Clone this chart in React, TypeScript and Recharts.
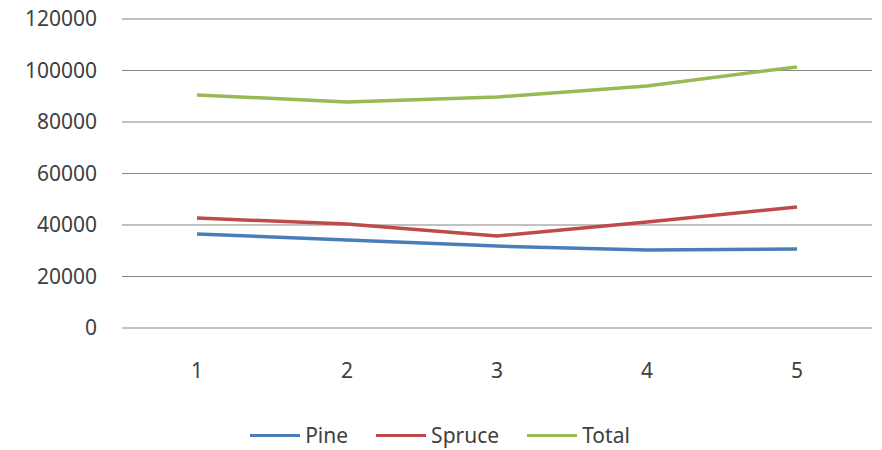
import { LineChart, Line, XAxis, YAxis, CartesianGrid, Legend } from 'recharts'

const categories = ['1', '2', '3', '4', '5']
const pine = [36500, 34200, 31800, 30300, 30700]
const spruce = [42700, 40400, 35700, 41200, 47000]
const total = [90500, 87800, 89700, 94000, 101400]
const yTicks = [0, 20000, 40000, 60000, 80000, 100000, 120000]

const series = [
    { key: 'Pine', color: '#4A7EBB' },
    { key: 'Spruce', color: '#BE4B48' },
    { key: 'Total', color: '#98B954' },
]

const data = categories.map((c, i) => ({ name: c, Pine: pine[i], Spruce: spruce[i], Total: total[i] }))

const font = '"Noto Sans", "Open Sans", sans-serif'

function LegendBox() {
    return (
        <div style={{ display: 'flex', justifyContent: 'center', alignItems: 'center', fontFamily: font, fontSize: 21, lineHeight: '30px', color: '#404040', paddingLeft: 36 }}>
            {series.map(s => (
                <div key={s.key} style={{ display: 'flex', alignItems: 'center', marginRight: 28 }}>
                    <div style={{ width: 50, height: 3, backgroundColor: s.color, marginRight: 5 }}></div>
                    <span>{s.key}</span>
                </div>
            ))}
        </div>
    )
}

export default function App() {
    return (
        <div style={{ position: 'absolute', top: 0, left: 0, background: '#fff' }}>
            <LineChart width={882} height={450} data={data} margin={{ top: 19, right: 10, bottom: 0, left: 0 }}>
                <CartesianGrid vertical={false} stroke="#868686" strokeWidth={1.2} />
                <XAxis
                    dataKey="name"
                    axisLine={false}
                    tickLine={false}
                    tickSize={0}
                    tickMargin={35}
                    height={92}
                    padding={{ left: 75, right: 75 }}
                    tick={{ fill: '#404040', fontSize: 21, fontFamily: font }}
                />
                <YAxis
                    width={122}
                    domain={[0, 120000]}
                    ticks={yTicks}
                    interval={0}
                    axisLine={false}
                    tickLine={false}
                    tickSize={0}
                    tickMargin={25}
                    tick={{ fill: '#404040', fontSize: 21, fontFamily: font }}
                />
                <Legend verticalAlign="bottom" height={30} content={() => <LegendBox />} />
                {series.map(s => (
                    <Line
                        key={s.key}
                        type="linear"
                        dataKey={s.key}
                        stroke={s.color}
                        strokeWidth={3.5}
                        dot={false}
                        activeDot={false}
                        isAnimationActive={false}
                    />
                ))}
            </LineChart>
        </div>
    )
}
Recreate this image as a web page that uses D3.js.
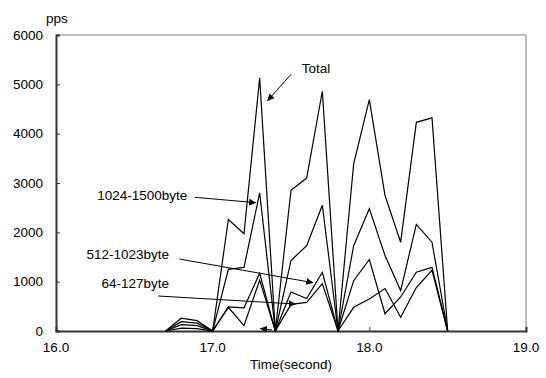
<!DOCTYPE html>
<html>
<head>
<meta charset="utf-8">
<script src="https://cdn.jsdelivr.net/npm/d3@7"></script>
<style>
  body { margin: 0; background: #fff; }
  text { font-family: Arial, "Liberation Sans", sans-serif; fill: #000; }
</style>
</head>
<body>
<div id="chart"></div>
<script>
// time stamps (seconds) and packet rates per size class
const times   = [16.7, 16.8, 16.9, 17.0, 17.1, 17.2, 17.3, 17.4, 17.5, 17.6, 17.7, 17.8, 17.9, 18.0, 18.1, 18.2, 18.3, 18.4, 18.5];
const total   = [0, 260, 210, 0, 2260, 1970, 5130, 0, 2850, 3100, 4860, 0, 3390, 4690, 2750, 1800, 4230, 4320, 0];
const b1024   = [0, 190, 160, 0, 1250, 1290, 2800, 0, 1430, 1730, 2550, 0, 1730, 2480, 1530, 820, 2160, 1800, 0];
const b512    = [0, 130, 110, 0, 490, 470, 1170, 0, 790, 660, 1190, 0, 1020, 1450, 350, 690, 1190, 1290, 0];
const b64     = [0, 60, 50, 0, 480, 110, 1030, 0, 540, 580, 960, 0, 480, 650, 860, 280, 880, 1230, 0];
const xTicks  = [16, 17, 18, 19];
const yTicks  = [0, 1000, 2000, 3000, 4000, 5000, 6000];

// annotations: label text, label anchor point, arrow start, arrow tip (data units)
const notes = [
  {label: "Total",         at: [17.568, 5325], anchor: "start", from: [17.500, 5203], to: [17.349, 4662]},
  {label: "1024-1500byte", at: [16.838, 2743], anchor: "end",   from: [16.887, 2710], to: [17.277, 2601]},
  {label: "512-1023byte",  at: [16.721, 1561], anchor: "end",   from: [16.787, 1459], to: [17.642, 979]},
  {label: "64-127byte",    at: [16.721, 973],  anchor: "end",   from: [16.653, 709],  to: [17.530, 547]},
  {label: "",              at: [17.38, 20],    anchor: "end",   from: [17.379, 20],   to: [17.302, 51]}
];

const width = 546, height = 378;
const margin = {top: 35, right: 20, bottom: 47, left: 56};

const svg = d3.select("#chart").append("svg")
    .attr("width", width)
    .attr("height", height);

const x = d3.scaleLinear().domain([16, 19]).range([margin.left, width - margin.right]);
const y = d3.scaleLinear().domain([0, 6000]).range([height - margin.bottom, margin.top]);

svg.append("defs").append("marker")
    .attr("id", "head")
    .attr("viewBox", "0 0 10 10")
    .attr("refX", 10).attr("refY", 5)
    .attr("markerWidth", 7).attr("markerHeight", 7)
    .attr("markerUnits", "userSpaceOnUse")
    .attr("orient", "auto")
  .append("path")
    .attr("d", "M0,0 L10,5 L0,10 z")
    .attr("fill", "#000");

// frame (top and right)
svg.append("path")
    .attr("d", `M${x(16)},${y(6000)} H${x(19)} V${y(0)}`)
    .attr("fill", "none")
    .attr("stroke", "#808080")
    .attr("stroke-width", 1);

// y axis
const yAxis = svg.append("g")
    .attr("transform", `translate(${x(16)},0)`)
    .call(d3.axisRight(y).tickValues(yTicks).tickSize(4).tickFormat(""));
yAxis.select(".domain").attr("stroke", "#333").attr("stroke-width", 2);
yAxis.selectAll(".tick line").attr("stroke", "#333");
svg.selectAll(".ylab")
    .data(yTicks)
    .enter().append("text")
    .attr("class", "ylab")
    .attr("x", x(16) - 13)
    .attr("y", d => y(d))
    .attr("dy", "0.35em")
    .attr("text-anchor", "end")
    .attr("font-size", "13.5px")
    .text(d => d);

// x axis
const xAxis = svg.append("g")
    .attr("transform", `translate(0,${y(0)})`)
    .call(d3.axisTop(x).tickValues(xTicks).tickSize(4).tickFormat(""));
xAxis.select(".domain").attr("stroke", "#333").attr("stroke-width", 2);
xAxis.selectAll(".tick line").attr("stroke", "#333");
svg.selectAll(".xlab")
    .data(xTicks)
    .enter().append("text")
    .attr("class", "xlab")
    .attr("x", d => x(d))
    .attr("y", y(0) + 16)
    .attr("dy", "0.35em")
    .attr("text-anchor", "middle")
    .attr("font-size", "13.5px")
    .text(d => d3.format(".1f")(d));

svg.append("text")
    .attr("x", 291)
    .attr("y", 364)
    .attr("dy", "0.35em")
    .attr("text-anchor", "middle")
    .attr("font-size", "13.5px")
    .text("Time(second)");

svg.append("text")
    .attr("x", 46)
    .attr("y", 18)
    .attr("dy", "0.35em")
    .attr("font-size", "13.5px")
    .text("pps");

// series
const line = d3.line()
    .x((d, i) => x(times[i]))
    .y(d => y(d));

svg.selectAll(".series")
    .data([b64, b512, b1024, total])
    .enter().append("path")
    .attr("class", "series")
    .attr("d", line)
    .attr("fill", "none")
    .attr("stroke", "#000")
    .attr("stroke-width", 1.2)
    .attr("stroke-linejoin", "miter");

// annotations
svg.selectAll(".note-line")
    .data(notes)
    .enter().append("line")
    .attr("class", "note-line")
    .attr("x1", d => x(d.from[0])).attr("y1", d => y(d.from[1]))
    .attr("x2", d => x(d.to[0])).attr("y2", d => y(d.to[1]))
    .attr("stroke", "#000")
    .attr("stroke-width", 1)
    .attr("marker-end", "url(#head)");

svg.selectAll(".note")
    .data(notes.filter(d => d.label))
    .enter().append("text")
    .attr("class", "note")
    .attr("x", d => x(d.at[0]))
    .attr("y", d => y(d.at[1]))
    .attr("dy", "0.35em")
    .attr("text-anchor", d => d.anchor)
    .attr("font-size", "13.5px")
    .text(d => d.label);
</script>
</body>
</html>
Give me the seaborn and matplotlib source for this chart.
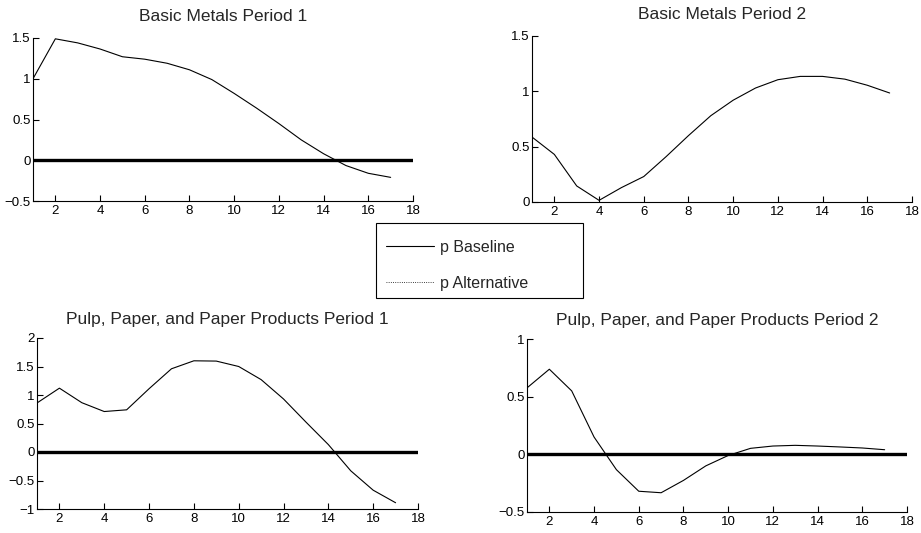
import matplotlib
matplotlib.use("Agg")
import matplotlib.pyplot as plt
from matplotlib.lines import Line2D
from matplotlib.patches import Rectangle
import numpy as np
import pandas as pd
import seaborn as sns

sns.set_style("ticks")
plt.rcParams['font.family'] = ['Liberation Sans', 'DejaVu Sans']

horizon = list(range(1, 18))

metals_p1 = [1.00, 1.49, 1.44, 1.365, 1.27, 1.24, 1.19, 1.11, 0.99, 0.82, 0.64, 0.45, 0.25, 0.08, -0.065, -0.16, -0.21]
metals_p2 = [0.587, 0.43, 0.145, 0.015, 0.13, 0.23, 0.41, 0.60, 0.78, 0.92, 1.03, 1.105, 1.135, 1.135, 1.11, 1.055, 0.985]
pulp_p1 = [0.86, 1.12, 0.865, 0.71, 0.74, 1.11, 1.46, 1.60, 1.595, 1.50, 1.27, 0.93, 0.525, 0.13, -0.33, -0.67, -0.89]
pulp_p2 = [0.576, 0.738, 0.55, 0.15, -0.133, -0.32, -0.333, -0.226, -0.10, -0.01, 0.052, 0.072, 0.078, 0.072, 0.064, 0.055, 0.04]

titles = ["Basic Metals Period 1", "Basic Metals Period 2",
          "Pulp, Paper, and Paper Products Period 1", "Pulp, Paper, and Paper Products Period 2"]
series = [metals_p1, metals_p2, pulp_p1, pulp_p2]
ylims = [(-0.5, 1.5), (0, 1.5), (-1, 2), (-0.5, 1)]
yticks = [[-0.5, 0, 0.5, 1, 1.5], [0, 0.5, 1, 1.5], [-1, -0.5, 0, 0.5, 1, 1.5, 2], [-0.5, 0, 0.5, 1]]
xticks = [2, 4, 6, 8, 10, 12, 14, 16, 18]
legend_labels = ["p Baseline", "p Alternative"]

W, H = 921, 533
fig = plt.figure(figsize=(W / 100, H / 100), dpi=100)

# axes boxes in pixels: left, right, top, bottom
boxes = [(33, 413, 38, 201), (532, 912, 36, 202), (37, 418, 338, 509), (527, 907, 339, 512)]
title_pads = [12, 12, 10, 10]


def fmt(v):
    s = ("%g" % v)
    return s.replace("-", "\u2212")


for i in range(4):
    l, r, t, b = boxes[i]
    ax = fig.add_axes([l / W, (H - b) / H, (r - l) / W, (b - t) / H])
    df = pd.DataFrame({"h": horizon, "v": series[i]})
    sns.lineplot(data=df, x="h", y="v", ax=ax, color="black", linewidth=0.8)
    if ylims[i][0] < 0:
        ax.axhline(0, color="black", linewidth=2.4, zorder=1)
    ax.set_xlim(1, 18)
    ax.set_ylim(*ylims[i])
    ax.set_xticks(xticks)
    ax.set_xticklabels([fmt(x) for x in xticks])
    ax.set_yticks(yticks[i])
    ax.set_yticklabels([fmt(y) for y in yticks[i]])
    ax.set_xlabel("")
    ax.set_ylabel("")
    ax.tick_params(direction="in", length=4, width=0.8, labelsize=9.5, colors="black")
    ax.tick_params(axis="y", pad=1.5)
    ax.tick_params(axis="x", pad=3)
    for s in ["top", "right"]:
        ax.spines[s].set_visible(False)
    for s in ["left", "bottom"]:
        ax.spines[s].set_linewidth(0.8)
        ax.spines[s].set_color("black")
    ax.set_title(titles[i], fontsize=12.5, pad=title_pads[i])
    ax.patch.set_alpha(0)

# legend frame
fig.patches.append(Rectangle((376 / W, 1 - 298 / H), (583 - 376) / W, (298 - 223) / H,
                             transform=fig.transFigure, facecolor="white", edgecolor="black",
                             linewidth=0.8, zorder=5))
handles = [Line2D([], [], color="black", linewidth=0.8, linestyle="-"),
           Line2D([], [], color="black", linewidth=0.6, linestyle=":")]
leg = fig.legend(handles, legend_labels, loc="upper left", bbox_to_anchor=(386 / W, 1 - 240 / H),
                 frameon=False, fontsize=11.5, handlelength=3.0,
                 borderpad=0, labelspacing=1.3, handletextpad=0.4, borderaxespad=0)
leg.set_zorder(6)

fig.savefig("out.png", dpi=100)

※ ※ ※

WHAT IS ASKED:
Print exactly the first line of the entries and every line after it through the one that contains "const yTicks = [0, 20000, 40000, 60000, 80000, 100000, 120000]", leaving the pictures out.

ANSWER TO THE TASK:
Clone this chart in React, TypeScript and Recharts.
import { LineChart, Line, XAxis, YAxis, CartesianGrid, Legend } from 'recharts'

const categories = ['1', '2', '3', '4', '5']
const pine = [36500, 34200, 31800, 30300, 30700]
const spruce = [42700, 40400, 35700, 41200, 47000]
const total = [90500, 87800, 89700, 94000, 101400]
const yTicks = [0, 20000, 40000, 60000, 80000, 100000, 120000]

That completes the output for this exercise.